Is it horrible that I dated a lot of guys casually in addition to my two serious boyfriends before meeting my FH? It seems I'm the only one so far. On the other hand, he's dated just one girl before me and they were very serious. I wouldn't change my dating history though. For myself, I know I needed to get some things out of my system. And after having dated so many people, I feel very confident about our relationship now because I know how good I have it. :D
Two and a half for me. The half was on and off throughout high school, several months at a time, the other two were about two years long. I had a tendancy to look around while I was in long term relationships and think about what it would be like to date the other guys around me, because I felt that something was missing. I didn't realize this until I started dating my FI and realized that I wasn't missing anything anymore.
A couple non-serious 9th grade relationships that lasted a couple months or less. Then I found my soul mate, and have been with him for 7 years straight!
I was in one serious relationship before I met my mister. My ex and I dated for five years--from 16-21. I knew my FI for a long time before we got together (we were great friends in hs) and I actually caught the bouquet at his first wedding (and got seriously drunk at the reception because part of me knew that I was losing the man that I always wanted to be with). It was sort of like "My Best Friend's Wedding." We got engaged after one year of dating and are going to be married in 21 days!

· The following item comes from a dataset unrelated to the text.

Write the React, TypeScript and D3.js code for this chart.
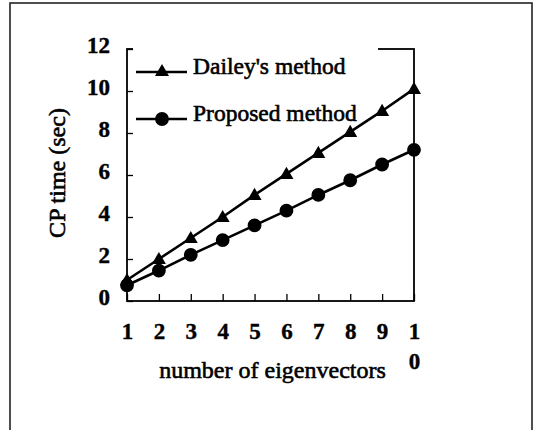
import React, { useEffect, useRef } from 'react';
import * as d3 from 'd3';

const eigenvectors = [1, 2, 3, 4, 5, 6, 7, 8, 9, 10];
const daileyTimes = [1.0, 2.0, 3.0, 4.0, 5.05, 6.05, 7.05, 8.05, 9.05, 10.1];
const proposedTimes = [0.75, 1.45, 2.2, 2.9, 3.6, 4.3, 5.05, 5.75, 6.5, 7.2];
const yTicks = [0, 2, 4, 6, 8, 10, 12];
const seriesNames = ["Dailey's method", 'Proposed method'];

const FONT = "'Liberation Serif', 'Times New Roman', serif";

export default function App() {
  const svgRef = useRef<SVGSVGElement>(null);

  useEffect(() => {
    if (!svgRef.current) return;
    const width = 537;
    const height = 430;
    const margin = { top: 49, right: 123, bottom: 129, left: 127 };
    const innerWidth = width - margin.left - margin.right;
    const innerHeight = height - margin.top - margin.bottom;

    const svg = d3.select(svgRef.current);
    svg.selectAll('*').remove();
    svg.attr('width', width).attr('height', height);

    svg.append('rect').attr('width', width).attr('height', height).attr('fill', '#fff');

    // outer frame
    svg
      .append('rect')
      .attr('x', 10)
      .attr('y', 3)
      .attr('width', 522)
      .attr('height', 440)
      .attr('fill', 'none')
      .attr('stroke', '#222')
      .attr('stroke-width', 1.6);

    const g = svg.append('g').attr('transform', `translate(${margin.left},${margin.top})`);

    const x = d3.scaleLinear().domain([1, 10]).range([0, innerWidth]);
    const y = d3.scaleLinear().domain([0, 12]).range([innerHeight, 0]);

    // plot frame
    g.append('rect')
      .attr('width', innerWidth)
      .attr('height', innerHeight)
      .attr('fill', 'none')
      .attr('stroke', '#000')
      .attr('stroke-width', 1.8);

    // y axis
    const yAxis = g.append('g').call(d3.axisLeft(y).tickValues(yTicks).tickSize(-6).tickPadding(17));
    yAxis.select('.domain').remove();
    yAxis.selectAll('line').attr('stroke', '#000').attr('stroke-width', 1.3);
    yAxis
      .selectAll('text')
      .attr('font-family', FONT)
      .attr('font-size', 23)
      .attr('font-weight', 'bold')
      .attr('fill', '#000')
      .attr('stroke', '#000')
      .attr('stroke-width', 0.4)
      .attr('dy', '0.15em');

    // x axis
    const xAxis = g
      .append('g')
      .attr('transform', `translate(0,${innerHeight})`)
      .call(d3.axisBottom(x).tickValues(eigenvectors).tickSize(-7).tickFormat(() => ''));
    xAxis.select('.domain').remove();
    xAxis.selectAll('line').attr('stroke', '#000').attr('stroke-width', 1.3);
    xAxis
      .selectAll('.tick')
      .append('text')
      .attr('font-family', FONT)
      .attr('font-size', 23)
      .attr('font-weight', 'bold')
      .attr('fill', '#000')
      .attr('stroke', '#000')
      .attr('stroke-width', 0.4)
      .attr('text-anchor', 'middle')
      .each(function (d) {
        const chars = String(d).split('');
        d3.select(this)
          .selectAll('tspan')
          .data(chars)
          .join('tspan')
          .attr('x', 0)
          .attr('y', (_, i) => 38 + i * 30)
          .text((c) => c);
      });

    // legend background covers top frame
    const legend = g.append('g');
    legend
      .append('rect')
      .attr('x', 6)
      .attr('y', -10)
      .attr('width', 245)
      .attr('height', 50)
      .attr('fill', '#fff');

    // lines
    const line = d3
      .line<number>()
      .x((_, i) => x(eigenvectors[i]))
      .y((d) => y(d));

    [daileyTimes, proposedTimes].forEach((series) => {
      g.append('path')
        .datum(series)
        .attr('fill', 'none')
        .attr('stroke', '#000')
        .attr('stroke-width', 2.6)
        .attr('d', line);
    });

    const tri = d3.symbol().type(d3.symbolTriangle).size(85);
    const circ = d3.symbol().type(d3.symbolCircle).size(150);

    g.selectAll('.tri')
      .data(daileyTimes)
      .join('path')
      .attr('class', 'tri')
      .attr('transform', (d, i) => `translate(${x(eigenvectors[i])},${y(d) + 1})`)
      .attr('d', tri)
      .attr('fill', '#000');

    g.selectAll('.circ')
      .data(proposedTimes)
      .join('path')
      .attr('class', 'circ')
      .attr('transform', (d, i) => `translate(${x(eigenvectors[i])},${y(d)})`)
      .attr('d', circ)
      .attr('fill', '#000');

    // legend items
    const legendRows = [
      { name: seriesNames[0], sym: tri, y: 23 },
      { name: seriesNames[1], sym: circ, y: 70 },
    ];
    legendRows.forEach((row) => {
      legend
        .append('line')
        .attr('x1', 9)
        .attr('x2', 60)
        .attr('y1', row.y)
        .attr('y2', row.y)
        .attr('stroke', '#000')
        .attr('stroke-width', 2.6);
      legend
        .append('path')
        .attr('transform', `translate(35,${row.y})`)
        .attr('d', row.sym)
        .attr('fill', '#000');
      legend
        .append('text')
        .attr('x', 66)
        .attr('y', row.y + 2)
        .attr('font-family', FONT)
        .attr('font-size', 23.5)
        .attr('fill', '#000')
        .attr('stroke', '#000')
        .attr('stroke-width', 0.6)
        .text(row.name);
    });

    // axis titles
    g.append('text')
      .attr('x', innerWidth / 2 + 2)
      .attr('y', innerHeight + 77)
      .attr('text-anchor', 'middle')
      .attr('font-family', FONT)
      .attr('font-size', 24)
      .attr('fill', '#000')
      .attr('stroke', '#000')
      .attr('stroke-width', 0.6)
      .text('number of eigenvectors');

    g.append('text')
      .attr('transform', `translate(${-62},${innerHeight / 2 - 2}) rotate(-90)`)
      .attr('text-anchor', 'middle')
      .attr('font-family', FONT)
      .attr('font-size', 24)
      .attr('fill', '#000')
      .attr('stroke', '#000')
      .attr('stroke-width', 0.6)
      .text('CP time (sec)');
  }, []);

  return <svg ref={svgRef} style={{ position: 'absolute', left: 0, top: 0 }} />;
}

Sometimes life can be ironic.
I was in 1 serious relationship after high school that lasted 3 years, and FI was in one for 4 years. We were single only a few months before we got together, and now we're getting married. Can't say that it works for everyone, but it sure worked for us.
I was in one long-term relationship prior to meeting my FI. He was in several short term relationships.

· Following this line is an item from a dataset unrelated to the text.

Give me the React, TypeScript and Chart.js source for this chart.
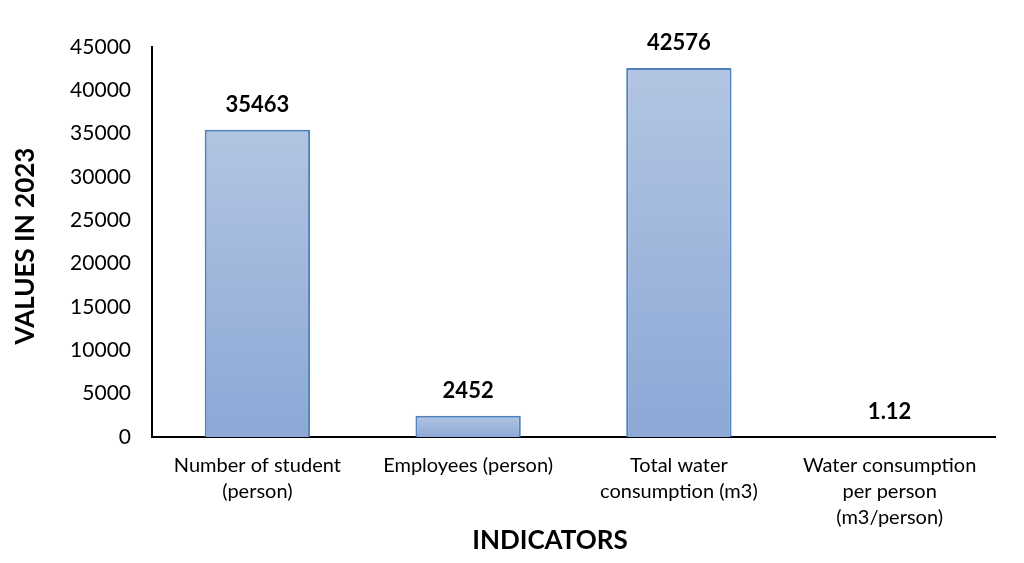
import React, { useEffect, useRef } from "react";
import { Chart, registerables } from "chart.js";

Chart.register(...registerables);

const categories: (string | string[])[] = [
  ["Number of student", "(person)"],
  "Employees (person)",
  ["Total water", "consumption (m3)"],
  ["Water consumption", "per person", "(m3/person)"],
];
const values: number[] = [35463, 2452, 42576, 1.12];
const valueLabels: string[] = ["35463", "2452", "42576", "1.12"];
const yMin = 0;
const yMax = 45000;
const yStep = 5000;
const xTitle = "INDICATORS";
const yTitle = "VALUES IN 2023";

const FONT = "Lato, 'Open Sans', sans-serif";

const labelPlugin = {
  id: "barValueLabels",
  afterDatasetsDraw(chart: any) {
    const ctx = chart.ctx;
    const meta = chart.getDatasetMeta(0);
    ctx.save();
    ctx.font = `bold 22px ${FONT}`;
    ctx.fillStyle = "#000";
    ctx.textAlign = "center";
    ctx.textBaseline = "bottom";
    meta.data.forEach((el: any, i: number) => {
      ctx.fillText(valueLabels[i], el.x, el.y - 14);
    });
    ctx.restore();
  },
};

const titlePlugin = {
  id: "axisTitles",
  afterDraw(chart: any) {
    const ctx = chart.ctx;
    const area = chart.chartArea;
    ctx.save();
    ctx.font = `bold 26px ${FONT}`;
    ctx.fillStyle = "#000";
    ctx.textAlign = "center";
    ctx.textBaseline = "middle";
    ctx.fillText(xTitle, 550, 541);
    ctx.translate(26, (area.top + area.bottom) / 2 + 4);
    ctx.rotate(-Math.PI / 2);
    ctx.fillText(yTitle, 0, 0);
    ctx.restore();
  },
};

export default function App() {
  const ref = useRef<HTMLCanvasElement | null>(null);
  useEffect(() => {
    document.body.style.margin = "0";
    if (!ref.current) return;
    const chart = new Chart(ref.current, {
      type: "bar",
      data: {
        labels: categories,
        datasets: [
          {
            data: values,
            backgroundColor: (c: any) => {
              const ch = c.chart;
              const y = ch.scales?.y;
              if (!y || c.dataIndex === undefined) return "#a0b7dc";
              const top = y.getPixelForValue(values[c.dataIndex]);
              const base = y.getPixelForValue(0);
              if (!isFinite(top) || !isFinite(base) || Math.abs(base - top) < 1) return "#a0b7dc";
              const g = ch.ctx.createLinearGradient(0, top, 0, base);
              g.addColorStop(0, "#b2c5e2");
              g.addColorStop(1, "#8ca8d6");
              return g;
            },
            borderColor: "#4f81bd",
            borderWidth: 2,
            categoryPercentage: 1,
            barPercentage: 0.5,
          },
        ],
      },
      options: {
        animation: false,
        responsive: true,
        maintainAspectRatio: false,
        layout: { padding: { left: 0, right: 29, top: 47, bottom: 0 } },
        plugins: { legend: { display: false }, tooltip: { enabled: false } },
        scales: {
          x: {
            grid: { display: false, drawTicks: false },
            border: { display: true, color: "#000", width: 2 },
            ticks: {
              color: "#000",
              font: { family: FONT, size: 20, lineHeight: 1.3 },
              padding: 16,
              maxRotation: 0,
              autoSkip: false,
            },
            afterFit: (s: any) => {
              s.height = 126;
            },
          },
          y: {
            min: yMin,
            max: yMax,
            grid: { display: false, drawTicks: false },
            border: { display: true, color: "#000", width: 2 },
            ticks: {
              stepSize: yStep,
              color: "#000",
              font: { family: FONT, size: 21 },
              padding: 21,
              callback: (v: any) => String(v),
            },
            afterFit: (s: any) => {
              s.width = 152;
            },
          },
        },
      },
      plugins: [labelPlugin, titlePlugin],
    });
    return () => chart.destroy();
  }, []);
  return (
    <div style={{ width: 1024, height: 563, position: "relative" }}>
      <canvas ref={ref} />
    </div>
  );
}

I was in one very serious relationship before Mr. Powder Puff. I dated casually here and there, but there was only one guy I was seriously with before him (i.e. talking about marriage, etc).
2 semi-serious high school relationships (1-2 years) and a previous engagement (relationship lasted 2 1/2 years) plus some casual dating here and there.
Mr. CC had a couple serious relationships, maybe 2, and some casual dating.
1 high school romance, 2 serious college relationships, THEN... the one that broke my heart came after college. It took me several years after that to come to the place where I Was when I met the Mr. So, 4 before my FI. There were several dates in between, but no one worth mentioning.
The Mr. had 3 girlfriends.
I had 2. First, I had a serious 3 year relationship in high school which broke up during my first year in college. Then I started dating a guy friend of mine who I met in college and had serious 2 year relationship. After that, I had a few shorter (less than 1 year) not as serious relationships until law school where I met FI... and the rest is history
I had one serious relationship before my FI that lasted almost three years. A few other not-so-serious ones as well, but they were in high school and I've never really thought they "counted" for anything.
My FI had two serious relationships before this, one in his senior year of high school and the beginning of college, and one for his senior year of college and a couple of years after that. I was surprised to hear this when we started dating -- that at the age of 27 (at the time, 30 now) he had only had two girlfriends before me.